The Mindset Shift Is the Real Benefit

Mike mentioned this, but I want to emphasize: the value of Git isn’t just the technical features (branching, diffing, rollback). It’s the mindset shift toward treating financial data as something version-controlled, reviewable, and auditable.

When I started using Git for finances 5 years ago, my transaction entry became more disciplined. I knew every change was tracked, so I took more care with categorization. I wrote better commit messages (“Reclassify Amazon purchases from Shopping to Home Supplies per new budget categories”) instead of just saving changes blindly.

That discipline improved my financial data quality, which improved my reporting, which improved my financial decision-making. Git didn’t directly make me better with money—but it created infrastructure that encouraged better habits.

For Students and New Professionals

Sarah, you’re asking the right questions, and your firm is teaching you valuable skills. Here’s why Git for accounting matters even if you’re not sure you’ll stay in the profession:

Transferable skills: Version control, code review workflows, distributed collaboration—these skills apply everywhere. If you ever transition to fintech, finance tech, or SaaS companies, you’ll already speak the language developers use.

Data literacy: Understanding how to structure financial data as plain text (instead of opaque binary formats) makes you better at data analysis, reporting, and automation. That’s valuable in finance, analytics, operations, or any data-heavy role.

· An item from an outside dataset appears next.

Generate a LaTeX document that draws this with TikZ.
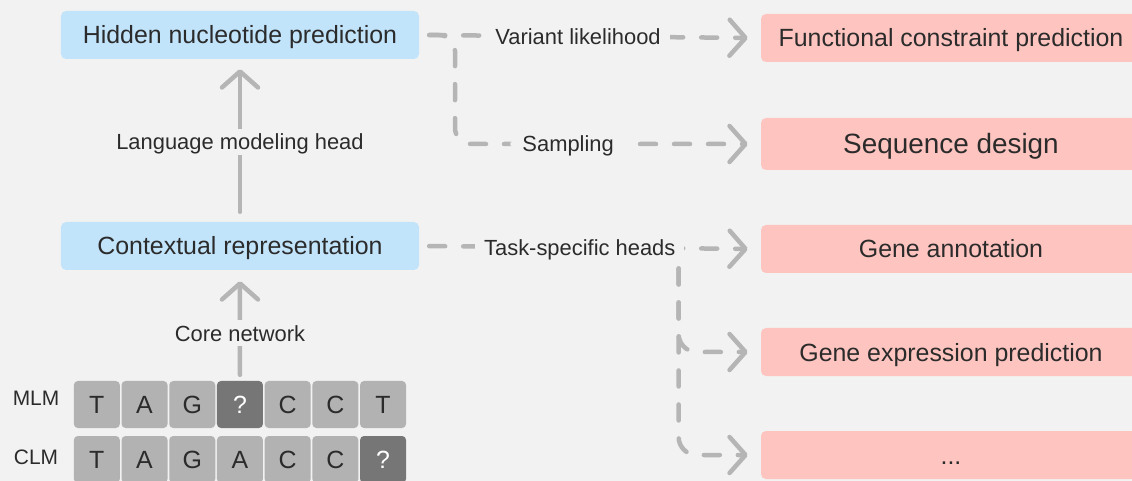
\documentclass[tikz,border=0pt]{standalone}
\usepackage{fontspec}
\setmainfont{Liberation Sans}
\usetikzlibrary{arrows.meta,calc}
\definecolor{bg}{HTML}{F2F2F2}
\definecolor{bluefill}{HTML}{C2E4FB}
\definecolor{redfill}{HTML}{FEC5C0}
\definecolor{linegray}{HTML}{B5B5B5}
\definecolor{txt}{HTML}{2B2B2B}
\definecolor{celllight}{HTML}{B2B2B2}
\definecolor{celldark}{HTML}{767676}
\tikzset{
  boxtext/.style={font=\fontsize{25}{30}\selectfont, text=txt, text height=18bp, text depth=0bp},
  bluebox/.style={boxtext, fill=bluefill, rounded corners=5bp, minimum width=358bp, minimum height=48bp, inner sep=0pt},
  redbox/.style={boxtext, fill=redfill, rounded corners=5bp, minimum width=380bp, minimum height=48bp, inner sep=0pt},
  lbl/.style={font=\fontsize{22}{26}\selectfont, text=txt, fill=bg, inner xsep=9bp, inner ysep=5bp, text height=15.6bp, text depth=0bp},
  tip/.style={-{Straight Barb[length=16bp,width=36bp,round]}},
  dashline/.style={draw=linegray, line width=4.5bp, line cap=round, line join=round, dash pattern=on 16bp off 18bp, tip},
  solidline/.style={draw=linegray, line width=4.5bp, line cap=round, line join=round, tip},
  cell/.style={fill=celllight, rounded corners=4bp, minimum width=46bp, minimum height=47bp, inner sep=0pt, font=\fontsize{25}{30}\selectfont, text=txt, text height=18bp, text depth=0bp},
  qcell/.style={cell, fill=celldark, text=white},
  rowlbl/.style={font=\fontsize{21}{25}\selectfont, text=txt, text height=15bp, text depth=0bp}
}
\begin{document}
\begin{tikzpicture}[x=1bp,y=-1bp]
\useasboundingbox (0,0) rectangle (1132,481);
\clip (0,0) rectangle (1132,481);
\fill[bg] (0,0) rectangle (1132,481);

% left column
\node[bluebox] (hid) at (240,35) {Hidden nucleotide prediction};
\node[bluebox] (ctx) at (240,246) {Contextual representation};

% right column
\node[redbox] (fcp) at (951,38) {Functional constraint prediction};
\node[redbox, minimum height=52bp, font=\fontsize{28}{33}\selectfont, text height=20bp] (seq) at (951,144) {Sequence design};
\node[redbox] (ga) at (951,249) {Gene annotation};
\node[redbox] (gep) at (951,352) {Gene expression prediction};
\node[redbox] (etc) at (951,455) {...};

% tokens
\node[rowlbl] (mlm) at (36,398) {MLM};
\node[rowlbl] (clm) at (36,457) {CLM};
\foreach \i/\a/\b in {1/T/T,2/A/A,3/G/G,5/C/C,6/C/C} {
  \node[cell] (m\i) at ({73+23.85+47.7*(\i-1)},404.5) {\a};
  \node[cell] (c\i) at ({73+23.85+47.7*(\i-1)},459.5) {\b};
}
\node[qcell] (m4) at ({73+23.85+47.7*3},404.5) {?};
\node[cell] (c4) at ({73+23.85+47.7*3},459.5) {A};
\node[cell] (m7) at ({73+23.85+47.7*6},404.5) {T};
\node[qcell] (c7) at ({73+23.85+47.7*6},459.5) {?};

% vertical arrows
\draw[solidline, shorten <=6bp, shorten >=11bp] (m4.north) -- node[lbl, pos=0.43] (cn) {Core network} (ctx.south);
\draw[solidline, shorten <=10bp, shorten >=10bp] (ctx.north) -- node[lbl, pos=0.49] (lmh) {Language modeling head} (hid.north |- hid.south);

% dashed connectors
\draw[dashline, shorten <=10bp, shorten >=13bp] (hid.east) -- node[lbl, pos=0.465] (vl) {Variant likelihood} (fcp.west);
\coordinate (sbend) at (455,100);
\draw[dashline, rounded corners=16bp, shorten <=10bp, shorten >=13bp] (hid.east) -- (hid.east -| sbend) -- (sbend |- seq.west) -- node[lbl, pos=0.37, inner xsep=12bp] (sm) {Sampling} (seq.west);
\draw[dashline, shorten <=10bp, shorten >=13bp] (ctx.east) -- node[lbl, pos=0.47] (tsh) {Task-specific heads} (ga.west);
\coordinate (br) at ($(tsh.south east)+(-8,6)$);
\draw[dashline, rounded corners=18bp, shorten >=13bp] (br) |- (gep.west);
\draw[dashline, rounded corners=18bp, shorten >=13bp] (br) |- (etc.west);
\end{tikzpicture}
\end{document}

Future-proofing: The trend toward distributed work, version-controlled data, and transparent audit trails isn’t going away. You’re learning the workflows that will be standard in 10 years.

Resources I Recommend

In addition to Mike’s suggestions:

  • “Git for Humans” course (free on Pluralsight) for non-developers learning Git
  • Beancount Google Group discussions on workflow patterns—lots of real-world examples from professionals
  • Your firm’s internal documentation—seriously, the fact that your firm has Git workflows documented is a huge advantage

Thanks for starting this discussion. It’s great to see the accounting community embracing modern collaboration tools. Remote work isn’t going away, and Git-based workflows are one of the best solutions we have for distributed financial collaboration.